Sunday, March 16, 2008

Redshirting XX

Here we are at article #20, but our over-all article count has gone up by one, with the addition of a new 212 page paper--so total number is 39.

This one again is from the journal "Psychology in the Schools" (Vol 31, January 1994). It's available for $30 at this link.

"Kindergarten retention and Transition Classrooms: Their Relationship to Achievement"

Here's the abstract:

This study examined the relationship between extra-year programs and later school achievement. Ninety-five children were identified as being either retained in kindergarten, placed in a transition classroom, recommended for an extra-year program but went into first grade, or as being in a control group of children who went from kindergarten to first grade without reservation. Results indicated that children retained in kindergarten performed significantly lower on a standardized achievement test than did children in the other three groups. Despite an extra year of schooling, children placed in transition classrooms did not differ significantly in their performance from children who were recommended for an extra year but went onto first grade and children in the control group.

from the following page:

In review of the research literature on the effects of extra-year programs, there is overwhelming agreement that retention seldom aids student achievement and has been shown to have negative effects on students' social and personal adjustment

A popular test administered to kids to determine placement is the Gesell test. A rundown on problems with the Gesell can be found in this paper beginning on page 6. (This is paper number 39 I mentioned above, I'll give that paper its own blog entry at another time.) The short version is that it isn't a very reliable exam. It purports to gives a effective-age of kids, and suggests placement based on that determined age. The Gesell system strongly discourages "over placement", that is: putting young kids K or 1st before they are deemed ready by the Gesell test.

Getting back to paper XX:

May and Welch (1984) also examined the relationship between early school retention and children's later academic achievement. The purpose of their study was to determine whether early retention based on Gesell developmental placement affected later school performance on standardized tests. The children in the study were classified as "Traditional" (those who tested developmentally mature), "Overplaced" (those who tested developmentally immature but did not take an extra year because of parental request), and "Buy-a-Year" (those who did take an extra year). Thus, the Buy-a-Year children were one year older than the other children at the time of testing. Despite this extra year, these children did not do as well on the achievement measures as did the other two groups of children. May and Welch concluded that the Overplaced children were not suffering the learning difficulties predicted by the Gesell theory. Once again, research contradicted the philosophy that providing students with an extra year to mature improves academic performance.

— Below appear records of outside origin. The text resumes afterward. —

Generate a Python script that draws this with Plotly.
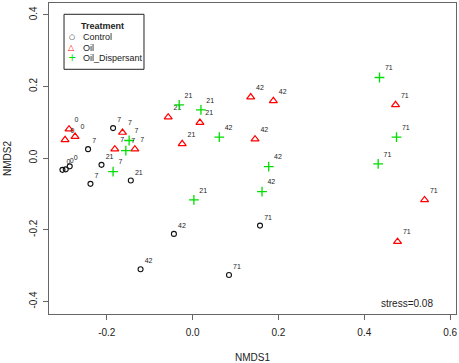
import plotly.graph_objects as go

# Control
ctrl_x = [-0.3033, -0.2956, -0.2863, -0.2436, -0.1853, -0.2380, -0.2123, -0.1440, -0.0436, -0.1213, 0.1570, 0.0847]
ctrl_y = [-0.0327, -0.0313, -0.0229, 0.0251, 0.0838, -0.0718, -0.0187, -0.0626, -0.2115, -0.3101, -0.1883, -0.3260]
ctrl_day = ["0", "0", "0", "7", "7", "7", "21", "21", "42", "42", "71", "71"]

# Oil
oil_x = [-0.2879, -0.2972, -0.2739, -0.1633, -0.1813, -0.1346, -0.0569, 0.0170, -0.0243, 0.1353, 0.1881, 0.1454, 0.4727, 0.5404, 0.4774]
oil_y = [0.0810, 0.0511, 0.0603, 0.0715, 0.0251, 0.0251, 0.1145, 0.0994, 0.0399, 0.1704, 0.1601, 0.0531, 0.1489, -0.1165, -0.2330]
oil_day = ["0", "0", "0", "7", "7", "7", "21", "21", "21", "42", "42", "42", "71", "71", "71"]

# Oil_Dispersant
od_x = [-0.1479, -0.1556, -0.1853, -0.0313, 0.0194, 0.0030, 0.0621, 0.1773, 0.1617, 0.4354, 0.4750, 0.4323]
od_y = [0.0492, 0.0212, -0.0374, 0.1489, 0.1349, -0.1165, 0.0587, -0.0235, -0.0933, 0.2251, 0.0587, -0.0159]
od_day = ["7", "7", "7", "21", "21", "21", "42", "42", "42", "71", "71", "71"]

x_ticks = [-0.2, 0.0, 0.2, 0.4, 0.6]
y_ticks = [-0.4, -0.2, 0.0, 0.2, 0.4]
stress_text = "stress=0.08"
legend_title = "Treatment"
groups = ["Control", "Oil", "Oil_Dispersant"]

BLACK = "#111111"
RED = "#ff0000"
GREEN = "#00dd00"
FONT = "Liberation Sans, Arial, sans-serif"
label_font = dict(size=7, color="#222", family=FONT)

fig = go.Figure()

fig.add_trace(go.Scatter(
    x=ctrl_x, y=ctrl_y, text=ctrl_day, mode="markers+text", name=groups[0], showlegend=False,
    marker=dict(symbol="circle-open", size=5, color=BLACK, line=dict(width=1.1)),
    textposition="top right", textfont=label_font,
))
fig.add_trace(go.Scatter(
    x=oil_x, y=oil_y, text=oil_day, mode="markers+text", name=groups[1], showlegend=False,
    marker=dict(symbol="triangle-up-open", size=7, color=RED, line=dict(width=1.2)),
    textposition="top right", textfont=label_font,
))
fig.add_trace(go.Scatter(
    x=od_x, y=od_y, text=od_day, mode="markers+text", name=groups[2], showlegend=False,
    marker=dict(symbol="cross-thin-open", size=7, color=GREEN, line=dict(width=1.3, color=GREEN)),
    textposition="top right", textfont=label_font,
))

# stress annotation
fig.add_annotation(
    text=stress_text, xref="paper", yref="paper", x=0.8789, y=0.0344,
    xanchor="center", yanchor="middle",
    showarrow=False, font=dict(size=10, color="#222", family=FONT),
)

# manual legend (R-style)
fig.add_shape(type="rect", xref="paper", yref="paper", x0=0.0369, x1=0.2334, y0=0.7868, y1=0.9637,
              line=dict(color="#222", width=1), fillcolor="white", layer="above")
fig.add_annotation(text=f"<b>{legend_title}</b>", xref="paper", yref="paper", x=0.1314, y=0.926,
                   xanchor="center", yanchor="middle",
                   showarrow=False, font=dict(size=9, color="#222", family=FONT))
legend_syms = ["○", "△", "+"]
legend_cols = [BLACK, RED, GREEN]
legend_sizes = [7, 8, 10]
legend_rows = [0.8917, 0.8563, 0.8241]
for g, s, c, fs, yr in zip(groups, legend_syms, legend_cols, legend_sizes, legend_rows):
    fig.add_annotation(text=s, xref="paper", yref="paper", x=0.0565, y=yr, showarrow=False,
                       xanchor="center", yanchor="middle",
                       font=dict(size=fs, color=c, family="DejaVu Sans"))
    fig.add_annotation(text=g, xref="paper", yref="paper", x=0.0786, y=yr, xanchor="left",
                       yanchor="middle",
                       showarrow=False, font=dict(size=9, color="#222", family=FONT))

axis_common = dict(
    showgrid=False, zeroline=False, showline=True, linecolor="#666", linewidth=1.3,
    mirror=True, ticks="outside", ticklen=5, tickcolor="#666", tickwidth=1,
    tickfont=dict(size=10, color="#222", family=FONT), automargin=False,
)

fig.update_layout(
    width=459, height=363,
    margin=dict(l=49, r=3, t=3, b=49),
    plot_bgcolor="white", paper_bgcolor="white",
    font=dict(family=FONT, color="#222"),
    showlegend=False,
    xaxis=dict(range=[-0.3346, 0.6136], tickvals=x_ticks, ticktext=[f"{v:.1f}" for v in x_ticks],
               ticklabelstandoff=4,
               title=dict(text="NMDS1", font=dict(size=10), standoff=18), **axis_common),
    yaxis=dict(range=[-0.435, 0.433], tickvals=y_ticks, ticktext=[f"{v:.1f}" for v in y_ticks],
               tickangle=-90, ticklabelstandoff=2,
               title=dict(text="NMDS2", font=dict(size=10), standoff=14), **axis_common),
)

fig.write_html("out.html", config={"displayModeBar": False},
               post_script="document.body.style.margin='0';document.body.style.padding='0';document.body.style.overflow='hidden';")
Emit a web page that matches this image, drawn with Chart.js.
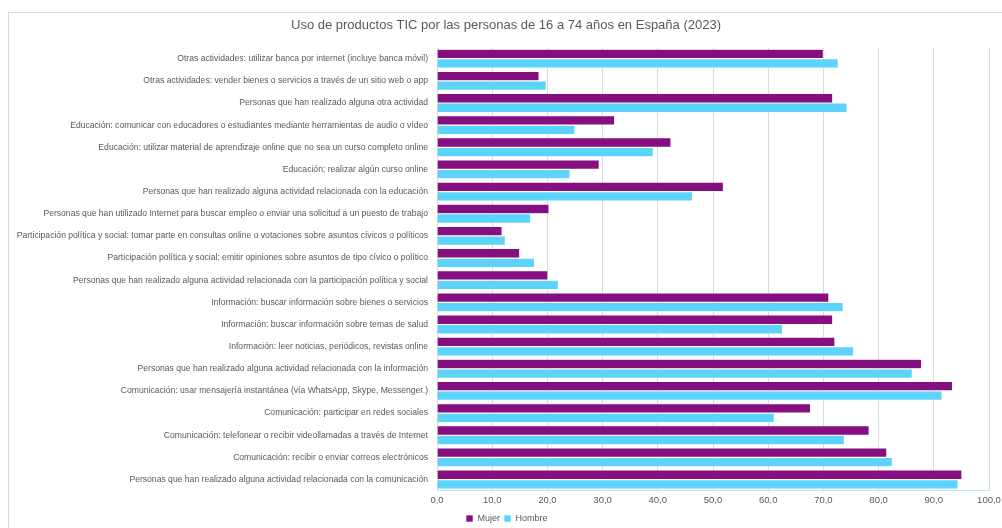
<!DOCTYPE html>
<html>
<head>
<meta charset="utf-8">
<script src="https://cdn.jsdelivr.net/npm/chart.js@4"></script>
<style>
  body { margin: 0; background: #fff; }
  #wrap { position: relative; width: 1002px; height: 528px; overflow: hidden; }
  #frame { position: absolute; left: 8px; top: 12px; width: 1000px; height: 530px; border: 1px solid #d9d9d9; }
  canvas { position: absolute; left: 0; top: 0; }
</style>
</head>
<body>
<div id="wrap">
  <div id="frame"></div>
  <canvas id="ticChart" width="1002" height="528"></canvas>
</div>
<script>
const chartTitle = 'Uso de productos TIC por las personas de 16 a 74 años en España (2023)';

const categories = [
  'Otras actividades: utilizar banca por internet (incluye banca móvil)',
  'Otras actividades: vender bienes o servicios a través de un sitio web o app',
  'Personas que han realizado alguna otra actividad',
  'Educación: comunicar con educadores o estudiantes mediante herramientas de audio o vídeo',
  'Educación: utilizar material de aprendizaje online que no sea un curso completo online',
  'Educación: realizar algún curso online',
  'Personas que han realizado alguna actividad relacionada con la educación',
  'Personas que han utilizado Internet para buscar empleo o enviar una solicitud a un puesto de trabajo',
  'Participación política y social: tomar parte en consultas online o votaciones sobre asuntos cívicos o políticos',
  'Participación política y social: emitir opiniones sobre asuntos de tipo cívico o político',
  'Personas que han realizado alguna actividad relacionada con la participación política y social',
  'Información: buscar información sobre bienes o servicios',
  'Información: buscar información sobre temas de salud',
  'Información: leer noticias, periódicos, revistas online',
  'Personas que han realizado alguna actividad relacionada con la información',
  'Comunicación: usar mensajería instantánea (vía WhatsApp, Skype, Messenger.)',
  'Comunicación: participar en redes sociales',
  'Comunicación: telefonear o recibir videollamadas a través de Internet',
  'Comunicación: recibir o enviar correos electrónicos',
  'Personas que han realizado alguna actividad relacionada con la comunicación'
];

const mujer  = [70.0, 18.5, 71.7, 32.2, 42.4, 29.4, 51.9, 20.3, 11.8, 15.0, 20.1, 71.0, 71.7, 72.1, 87.8, 93.4, 67.7, 78.3, 81.5, 95.1];
const hombre = [72.7, 19.8, 74.3, 25.0, 39.2, 24.1, 46.3, 17.0, 12.4, 17.7, 22.0, 73.6, 62.6, 75.5, 86.1, 91.5, 61.1, 73.8, 82.5, 94.4];

const seriesNames = ['Mujer', 'Hombre'];
const seriesColors = ['#850e80', '#5cd3fb'];

const textColor = '#595959';
const labelFont = "'Liberation Sans', Arial, sans-serif";

// move the legend under the plot instead of the canvas edge
const legendShift = {
  id: 'legendShift',
  afterLayout(chart) {
    chart.legend.left = 462;
  }
};

const ctx = document.getElementById('ticChart').getContext('2d');

new Chart(ctx, {
  type: 'bar',
  data: {
    labels: categories,
    datasets: [{
      label: seriesNames[0],
      data: mujer,
      backgroundColor: seriesColors[0],
      borderColor: '#ffffff',
      borderWidth: 0.6
    }, {
      label: seriesNames[1],
      data: hombre,
      backgroundColor: seriesColors[1],
      borderColor: '#ffffff',
      borderWidth: 0.6
    }]
  },
  options: {
    indexAxis: 'y',
    responsive: false,
    animation: false,
    layout: { padding: { left: 10, right: 0, top: 0, bottom: -5 } },
    datasets: { bar: { categoryPercentage: 0.86, barPercentage: 1.0 } },
    scales: {
      x: {
        min: 0,
        max: 100,
        ticks: {
          stepSize: 10,
          color: textColor,
          padding: 4,
          font: { family: labelFont, size: 9.5 },
          callback: v => v.toFixed(1).replace('.', ',')
        },
        grid: { color: '#d9d9d9', drawTicks: false },
        border: { color: '#b6e6fa', width: 1 },
        afterFit(scale) { scale.paddingRight = 13; }
      },
      y: {
        ticks: {
          color: textColor,
          padding: 1,
          font: { family: labelFont, size: 8.6 },
          autoSkip: false
        },
        grid: { display: false },
        border: { display: false },
        afterFit(scale) { scale.width = 427; }
      }
    },
    plugins: {
      title: {
        display: true,
        text: chartTitle,
        color: textColor,
        font: { family: labelFont, size: 13, weight: 'normal' },
        padding: { top: 18, bottom: 14 }
      },
      legend: {
        position: 'bottom',
        align: 'start',
        labels: {
          color: textColor,
          boxWidth: 7,
          boxHeight: 7,
          padding: 4,
          font: { family: labelFont, size: 9 }
        }
      },
      tooltip: { enabled: false }
    }
  },
  plugins: [legendShift]
});
</script>
</body>
</html>
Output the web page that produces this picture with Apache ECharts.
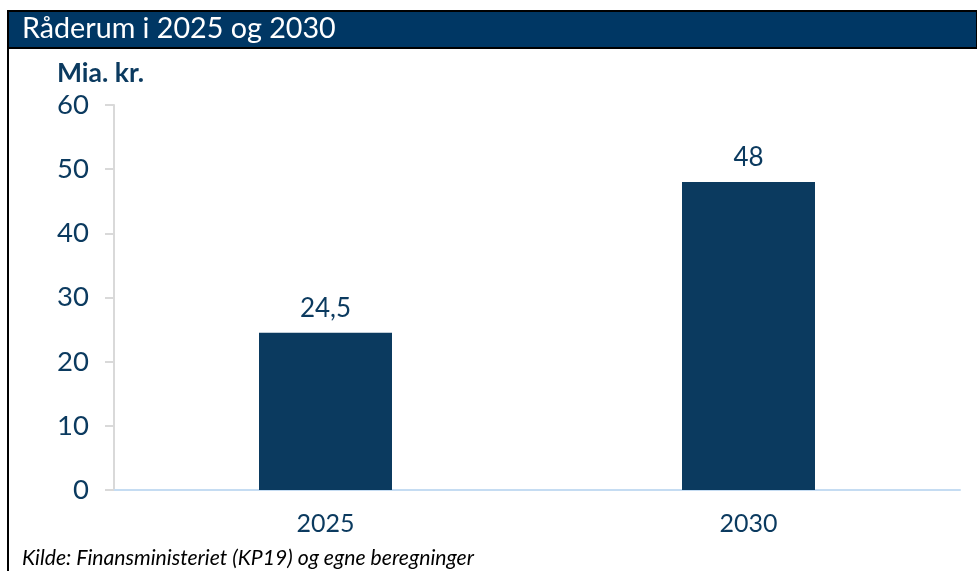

"Buying a year" comes at a high price:

Although retention is not seen to be an aid to achievement, it does appear to be related to having a negative selfconcept. For example, a number of studies have shown that retained children see themselves as failing and experience stress and disappointment associated with the failure (Elkind, 1987; Niklason, 1984; Shepard & Smith, 1987). In retrospective interviews with parents, Shepard and Smith (1988) found that parents of retained children reported that their children were teased by peers, felt like failures, and were bored.

Remember that, in practice, holding a kid back is usually done for social reasons--the kid needs time to mature socially. So, an academically advanced or capable kid is damaged doubly: First by not being challenged academically and being bored by the tedium of repetition or classes with programs meant for younger kids. Second by losing self esteem, believing themselves to be failures, and opening the kids up to a school career of being teased.

The paper does some of its own research and divides kids up into 4 different groups:

2 years of kindergarten + 1st, (KK1)
kindergarten + transition class + 1st, (KT1)
kindergarten + 1st + 1st again, (K11)
or kindergarten + 1st.(K1)

They administered a bunch of different academic exams to see how the groups fared. What they found were scores like this:

Reading: KK1 = 88.47, KT1 = 99.10, K11 = 99.27, K1 = 104.69
Math: KK1 = 89.21, KT1 = 99.13, K11 = 98.14, K1 = 102.29
Language: KK1 = 91.42, KT1 = 96.80, K11 = 104.47, K1 = 105.89

You can see how detrimental KK1 is, and how preferable K1 is.

This is from the conclusion:

In fact, the results indicate that retention actually hurt their achievement when compared to the children who were recommended for retention but went onto first grade anyway.

...The results from this study do not support the assumption that holding a child back will facilitate later achievement. To the contrary, it appears more advantageous to move the child along and promote the child directly to first grade.